O diretor seguiu falando da importância da Bienal de São Paulo em seus primeiros anos na tarefa de descolonizar a história da arte; “descolonizar criticamente realidades que ainda hoje sobrevivem em relação a todo esse passado colonial eurocêntrico, homocêntrico, falocêntrico etc.”. Segundo ele, foi aqui que começou a ser assimilado, “comido, devorado e vomitado”, todo o discurso de dominação que marcou também a produção artística e o domínio geopolítico do mundo ao longo dos tempos.

“(…) temos que pensar como produzir a radicalidade de criar e problematizar novas linguagens artísticas independentemente dos sistemas da informação”, concluiu João Fernandes.

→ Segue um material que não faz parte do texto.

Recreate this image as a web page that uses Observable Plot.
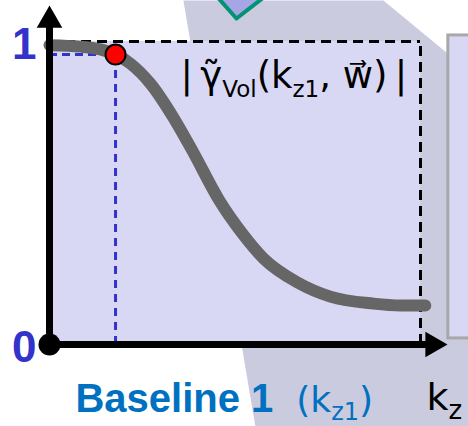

Após citar a Semana de 22 e a antropofagia, Fernandes falou da importância destes modelos de resistência surgidos na América Latina ao longo do século 20 e de como eles contribuíram com novas formas de fazer arte. Voltando aos tempos atuais, o diretor afirmou que “a arte tem absorvido muitos discursos produzidos fora dela e, se isso tem um lado positivo ao colocar em evidência fatos escondidos por uma ideologia dominante, também tem feito degradar e desintegrar aquilo que a obra de arte oferecia de diferente, da experiência dela, das suas novas propostas de construir formas de pensar, experienciar, sentir e divergir”.

O mais interessante, segundo ele, é pensar que a arte consegue estimular possibilidades de interpretação e conhecimento tão diferentes, “e isso é algo que só se consegue se a arte não abdicar e não deixar de aprofundar a radicalidade de um discurso próprio que ela sempre teve e pode continuar a ter”.

“Por isso não me interessa tanto uma ‘arte além da arte’, mas uma arte que faça parte do mundo, que saiba fazer parte dele, que nos mostre como a vida é mais interessante que a arte. Então temos que pensar como produzir a radicalidade de criar e problematizar novas linguagens artísticas independentemente dos sistemas da informação”, concluiu Fernandes.